Pastors

Driscoll: Emerging Churches “Don’t Have Converts”

David Fitch responds by addressing the nature of mission in a post Christian context.

Leadership Journal June 3, 2008

Last year at the Convergent Conference at Southeastern Baptist Theological Seminary, Mark Driscoll made the following remark:

And all the nonsense of emerging, and Emergent, and new monastic communities, and, you know, all of these various kinds of ridiculous conversations–I’ll tell you as one on the inside, they don’t have converts. The silly little myth, the naked emperor is this: they will tell you it’s all about being in culture to reach lost people, and they’re not.

I often hear this in places where I speak. It usually goes something like this: “We love missional theology, but does it work? How many converts have you had in your missional church?” Once again, the modernist drive to measure success raises its ugly head. Yet it does not offend me because these are important questions. I believe if we are not seeing people transformed by the gospel then “missional” in the end means very little.

So here is my response to Driscoll and others who question the evangelistic impact of missional churches:

1. First, I agree with Driscoll. There is a stunning lack of sustainable communities within the Emergent/emerging movement he addresses, and I think this is disturbing. But there is a difference between emerging churches and missional churches.

2. Regarding missional churches, it is incredibly difficult to develop a sustainable missional church (as opposed to your standard Driscollesque megachurch). Missional church ecclesiology is organic and incarnational. It does not fit easily with denominational expectations. This creates economic pressures for missional leaders. In my experience it takes 5 – 10 years to nourish a missional community into a sustainable church. This doesn’t fit with established denominational models of church planting (especially evangelical).

Therefore, missional church plants generally start out with a lot of energy but often die by the end of year three. The planters have big dreams but soon burn out when the financial pressures mount and the incubation time takes longer than expected. This is why we need support systems and ways of preparing missional leaders for these extraordinary circumstances. (Al Roxburgh and Mark Bibby are working on this with their organization Allelon.)

3. Regarding emerging churches/Emergent Village, I don’t believe they intend to plant churches that would lead to converts. Instead they are promoting conversations. They seek to foster critique and “reform” within Christianity. I am not denying that there are vibrant emerging churches out there in the many different streams (our church has been accused of being an emerging church). But this is not their thrust. My observation has been that Emergent/emerging people don’t posses a soteriology and church/culture commitment emphasizing the idea of conversion.

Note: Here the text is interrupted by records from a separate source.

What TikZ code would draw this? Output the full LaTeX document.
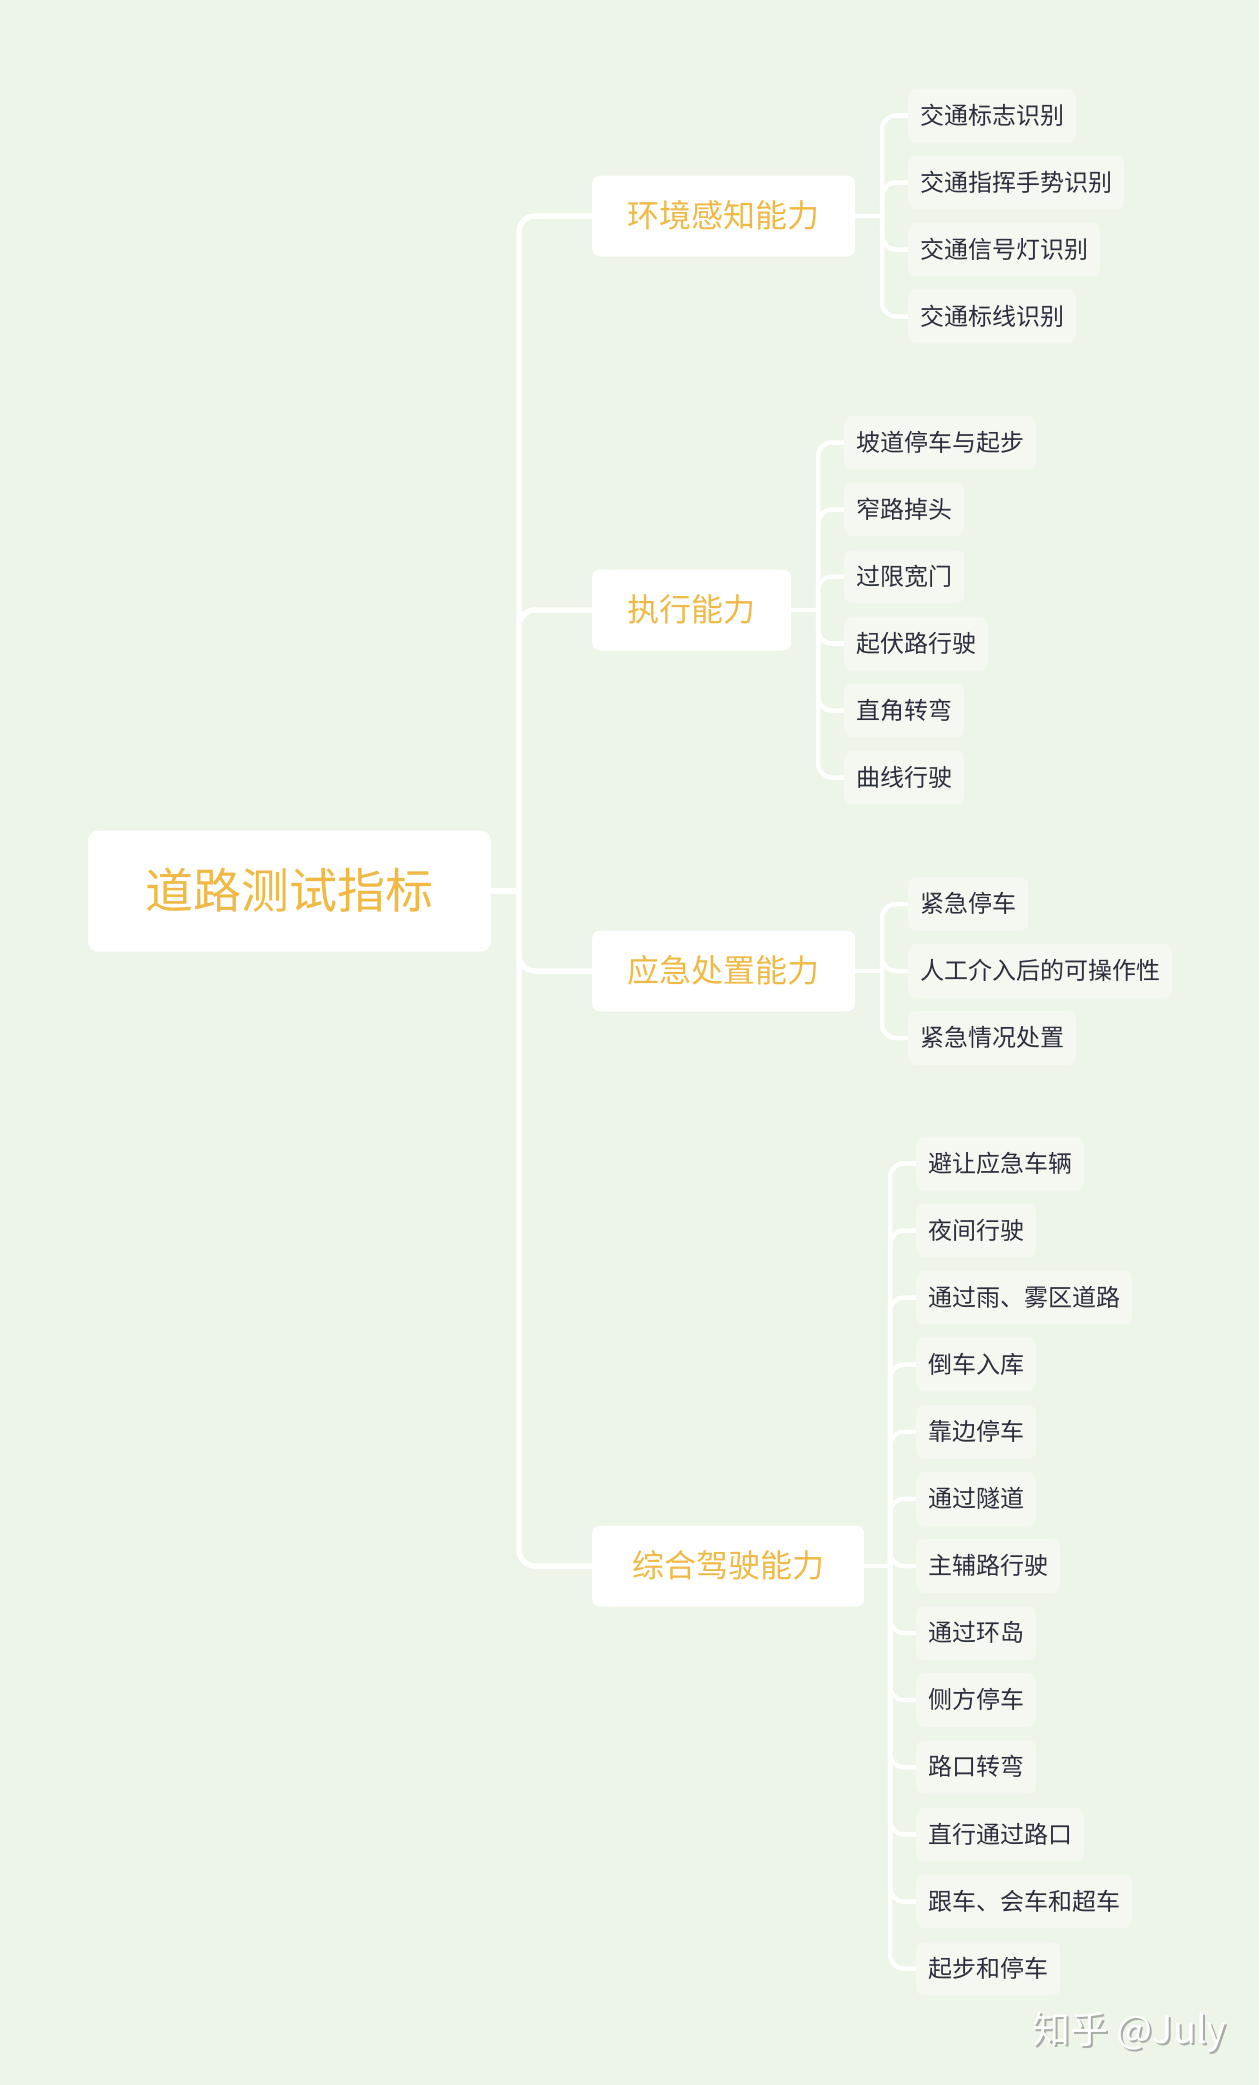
\documentclass[tikz,border=0pt]{standalone}
\usepackage{fontspec}
\newfontfamily\cjk{Noto Sans CJK SC}
\definecolor{bgc}{HTML}{EDF4E8}
\definecolor{leafbg}{HTML}{F4F8F0}
\definecolor{gold}{HTML}{F0B944}
\definecolor{ink}{HTML}{2B2F3D}
\definecolor{wmshadow}{HTML}{A9ADA8}
\tikzset{
  rootbox/.style={fill=white, rounded corners=10pt, minimum width=403pt, minimum height=121pt,
    inner sep=0pt, font=\cjk\fontsize{48pt}{48pt}\selectfont, text=gold,
    text height=41.3pt, text depth=6.7pt},
  midbox/.style={fill=white, rounded corners=8pt, minimum height=81pt, inner sep=0pt,
    font=\cjk\fontsize{32pt}{32pt}\selectfont, text=gold, anchor=west,
    text height=27.5pt, text depth=4.5pt},
  leafbox/.style={fill=leafbg, rounded corners=8pt, minimum height=54pt, inner xsep=12pt, inner ysep=0pt,
    font=\cjk\fontsize{24pt}{24pt}\selectfont, text=ink, anchor=west,
    text height=20.6pt, text depth=3.4pt},
  trunkline/.style={draw=white, line width=5.5pt, rounded corners=16pt},
  twig/.style={draw=white, line width=4.5pt, rounded corners=14pt},
  wmtext/.style={font=\cjk\fontsize{38pt}{38pt}\selectfont, anchor=center,
    text height=32.7pt, text depth=5.3pt, inner sep=0pt},
}
\begin{document}
\begin{tikzpicture}[x=1pt,y=-1pt]
\fill[bgc] (0,0) rectangle (1259,2085);
\useasboundingbox (0,0) rectangle (1259,2085);

% root
\node[rootbox] (root) at (289.5,891) {道路测试指标};

% level 1
\node[midbox, minimum width=263pt] (env) at (592,216) {环境感知能力};
\node[midbox, minimum width=199pt] (exe) at (592,610) {执行能力};
\node[midbox, minimum width=263pt] (emg) at (592,971) {应急处置能力};
\node[midbox, minimum width=272pt] (syn) at (592,1566) {综合驾驶能力};

\coordinate (trunk) at (519,891);
\draw[trunkline] (root.east) -- (trunk);
\foreach \n in {env,exe,emg,syn} \draw[trunkline] (trunk) |- (\n.west);

% environment leaves
\node[leafbox] (e1) at (908,115.5) {交通标志识别};
\node[leafbox] (e2) at (908,182.5) {交通指挥手势识别};
\node[leafbox] (e3) at (908,249.5) {交通信号灯识别};
\node[leafbox] (e4) at (908,316.5) {交通标线识别};
\coordinate (envj) at (882,216);
\draw[twig] (env.east) -- (envj);
\foreach \n in {e1,e2,e3,e4} \draw[twig] (envj) |- (\n.west);

% execution leaves
\node[leafbox] (x1) at (844,442.5) {坡道停车与起步};
\node[leafbox] (x2) at (844,509.5) {窄路掉头};
\node[leafbox] (x3) at (844,576.5) {过限宽门};
\node[leafbox] (x4) at (844,643.5) {起伏路行驶};
\node[leafbox] (x5) at (844,710.5) {直角转弯};
\node[leafbox] (x6) at (844,777.5) {曲线行驶};
\coordinate (exej) at (818,610);
\draw[twig] (exe.east) -- (exej);
\foreach \n in {x1,x2,x3,x4,x5,x6} \draw[twig] (exej) |- (\n.west);

% emergency leaves
\node[leafbox] (m1) at (908,904) {紧急停车};
\node[leafbox] (m2) at (908,971) {人工介入后的可操作性};
\node[leafbox] (m3) at (908,1038) {紧急情况处置};
\coordinate (emgj) at (882,971);
\draw[twig] (emg.east) -- (emgj);
\foreach \n in {m1,m2,m3} \draw[twig] (emgj) |- (\n.west);

% synthesis leaves
\foreach \t [count=\i] in {避让应急车辆,夜间行驶,通过雨、雾区道路,倒车入库,靠边停车,通过隧道,主辅路行驶,通过环岛,侧方停车,路口转弯,直行通过路口,跟车、会车和超车,起步和停车}
  \node[leafbox] (s\i) at (916,{1163.4+67.1*(\i-1)}) {\t};
\coordinate (synj) at (890,1566);
\draw[twig] (syn.east) -- (synj);
\foreach \i in {1,...,13} \draw[twig] (synj) |- (s\i.west);

% watermark
\node[wmtext, text=wmshadow] (wms) at (1131.5,2032) {知乎 @July};
\node[wmtext, text=white!96!bgc] (wm) at (1129.5,2029.5) {知乎 @July};
\end{tikzpicture}
\end{document}
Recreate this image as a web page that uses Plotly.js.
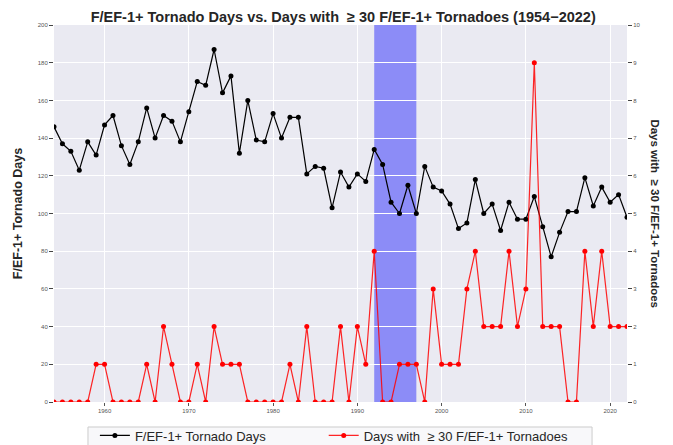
<!DOCTYPE html>
<html>
<head>
<meta charset="utf-8">
<script src="https://cdn.plot.ly/plotly-3.0.1.min.js"></script>
<style>html,body{margin:0;padding:0;background:#fff;}#chart{width:673px;height:445px;}</style>
</head>
<body>
<div id="chart"></div>
<script>
const years = [1954,1955,1956,1957,1958,1959,1960,1961,1962,1963,1964,1965,1966,1967,1968,1969,
  1970,1971,1972,1973,1974,1975,1976,1977,1978,1979,1980,1981,1982,1983,1984,1985,1986,1987,1988,1989,
  1990,1991,1992,1993,1994,1995,1996,1997,1998,1999,2000,2001,2002,2003,2004,2005,2006,2007,2008,2009,
  2010,2011,2012,2013,2014,2015,2016,2017,2018,2019,2020,2021,2022];
const tornadoDays = [146,137,133,123,138,131,147,152,136,126,138,156,140,152,149,138,
  154,170,168,187,164,173,132,160,139,138,153,140,151,151,121,125,124,103,122,114,
  121,117,134,126,106,100,115,100,125,114,112,105,92,95,118,100,105,91,106,97,
  97,109,93,77,90,101,101,119,104,114,106,110,98];
const bigDays = [0,0,0,0,0,1,1,0,0,0,0,1,0,2,1,0,
  0,1,0,2,1,1,1,0,0,0,0,0,1,0,2,0,0,0,2,0,
  2,1,4,0,0,1,1,1,0,3,1,1,1,3,4,2,2,2,4,2,
  3,9,2,2,2,0,0,4,2,4,2,2,2];
const shadeYears = [1992, 1997];
const xTicks = [1960,1970,1980,1990,2000,2010,2020];
const leftTicks = [0,20,40,60,80,100,120,140,160,180,200];
const rightTicks = [0,1,2,3,4,5,6,7,8,9,10];

const FONT = "Liberation Sans, Arial, sans-serif";
const tickFont = {family: FONT, size: 6, color: '#555'};
const GE = '\u00a0\u00a0\u2265 30';
const legFont = {family: FONT, size: 13, color: '#262626'};

const traces = [
  {x: years, y: tornadoDays, name: 'F/EF-1+ Tornado Days', type: 'scatter', mode: 'lines+markers',
   line: {color: 'black', width: 1.2}, marker: {color: 'black', size: 5}, yaxis: 'y', legend: 'legend'},
  {x: years, y: bigDays, name: 'Days with' + GE + ' F/EF-1+ Tornadoes', type: 'scatter', mode: 'lines+markers',
   line: {color: 'rgba(255,0,0,0.85)', width: 1.2}, marker: {color: 'red', size: 5}, yaxis: 'y2', legend: 'legend2'}
];

const layout = {
  width: 673, height: 445,
  margin: {l: 54, r: 46, t: 25, b: 43},
  paper_bgcolor: 'white', plot_bgcolor: '#EAEAF2',
  font: {family: FONT},
  title: {text: 'F/EF-1+ Tornado Days vs. Days with' + GE + ' F/EF-1+ Tornadoes (1954\u22122022)',
    font: {family: FONT, size: 14.5, color: '#262626', weight: 'bold'}, x: 0.51, xanchor: 'center', y: 0.962, yanchor: 'middle'},
  xaxis: {range: [years[0], years[years.length-1]], tickvals: xTicks, ticktext: xTicks.map(String),
    showgrid: true, gridcolor: 'white', gridwidth: 1, zeroline: false, showline: false,
    ticks: 'outside', ticklen: 3, tickcolor: '#555', tickfont: tickFont},
  yaxis: {range: [0, 200], tickvals: leftTicks, showgrid: true, gridcolor: 'white', gridwidth: 1,
    zeroline: false, showline: false, ticks: 'outside', ticklen: 4, tickcolor: '#444', tickfont: tickFont,
    title: {text: 'F/EF-1+ Tornado Days', font: {family: FONT, size: 12.5, color: '#262626', weight: 'bold'}, standoff: 12},
    automargin: false},
  yaxis2: {range: [0, 10], tickvals: rightTicks, overlaying: 'y', side: 'right', showgrid: false,
    zeroline: false, showline: false, ticks: 'outside', ticklen: 4, tickcolor: '#444', tickfont: tickFont,
    automargin: false},
  shapes: [
    {type: 'rect', xref: 'x', yref: 'paper', x0: shadeYears[0], x1: shadeYears[1], y0: 0, y1: 1,
     fillcolor: 'rgba(0,0,255,0.4)', line: {width: 0}, layer: 'below'},
    {type: 'rect', xref: 'paper', yref: 'paper', x0: 0.0593, x1: 0.939, y0: -0.125, y1: -0.0663,
     fillcolor: '#f8f8fa', line: {color: '#cccccc', width: 1}, layer: 'above'}
  ],
  annotations: [{text: 'Days with' + GE + ' F/EF-1+ Tornadoes', xref: 'paper', yref: 'paper',
    x: 1.049, y: 0.5, xanchor: 'center', yanchor: 'middle', textangle: 90, showarrow: false,
    font: {family: FONT, size: 11.5, color: '#262626', weight: 'bold'}}],
  showlegend: true,
  legend: {orientation: 'h', xref: 'container', yref: 'container', x: 0.141, xanchor: 'left', y: 0.055, yanchor: 'top',
    bgcolor: 'rgba(0,0,0,0)', borderwidth: 0, font: legFont},
  legend2: {orientation: 'h', xref: 'container', yref: 'container', x: 0.481, xanchor: 'left', y: 0.055, yanchor: 'top',
    bgcolor: 'rgba(0,0,0,0)', borderwidth: 0, font: legFont}
};

Plotly.newPlot('chart', traces, layout, {staticPlot: true, displayModeBar: false});
</script>
</body>
</html>
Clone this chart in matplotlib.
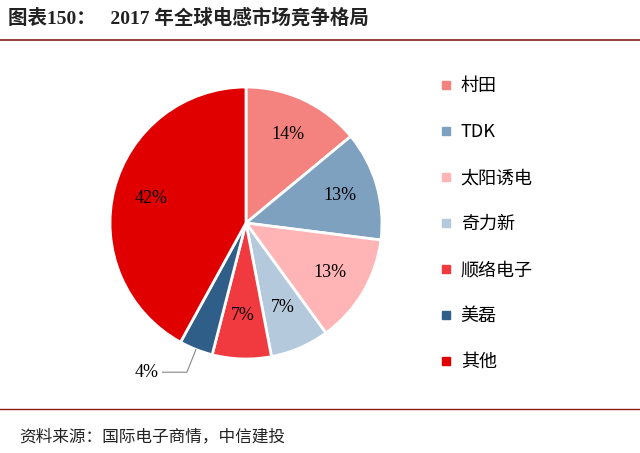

4. Having said all this, I think that the missional communities that do persist probably have a higher conversion rate than the Driscollesque mega churches. Missional churches are much smaller, so 6 conversions from a group of 25 over ten years would match (or exceed) the percentage growth of a typical mega church. I think it would be interesting to measure how many dollars per conversion are spent in missional churches versus mega churches. It makes me smile knowing missional churches are probably more cost effective when it comes to conversions because we resist spending money on buildings, programs, and “the show.”

5. We must recognize that “missionary conversions” take longer than megachurch conversions. The conversion of a post-Christendom “pagan,” who has had little to no exposure to the language and story of Christ in Scripture, may require five years of relational immersion before a decision would even make sense. If you do not have this immersion/context, any decision that is made is prone to be little more than a consumerist decision – it is made based on the perceived immediate benefit. It lasts as long as this perceived benefit remains important. It does not lead to discipleship.

So a true missionary conversion, which I believe missional churches are after, takes a much longer period of time than the kind of conversions most often generated through a megachurch. The megachurch is largely appealing to people who grew up in old forms of church and know the Story but quit going to church many years ago. These “unchurched people” require the old messages to be made more relevant. They need to be “revived” or called back into a personal relationship with God through Jesus Christ. There’s nothing wrong with that, but we should recognize there are fewer and fewer of these kinds of people left.

If we want to reach the lost souls of post-Christendom, the church in North America must go missional, incarnational, organic. We must become intertwined with those we seek to reach. But this will take time and appear to be highly inefficient in the terms we have become used to in the church growth/megachurch era.

This is why I believe that Mark Driscoll has missed the point. I think he speaks too boldly about the lack of conversions in missional and neo-monastic communities. Maybe Mark should take a survey of his own church and ask how many converts heard about Jesus for the first time through Mars Hill? How many came from other church experiences? How many are ex-Catholics who learned the entire Christian catechism and then walked away only to become Christians at Mars Hill?

I know Seattle is considered post-Christendom territory, but could the majority of converts at Mars Hill be coming from the remains of Christendom like many of the megachurch conversion I described above? This is certainly valid work for the Kingdom. But missional missiology is aimed at those lost in societies of post-Christendom with no understanding of Christ whatsoever. And this kind of mission takes longer. Failure to understand the difference is why Driscoll misses the point.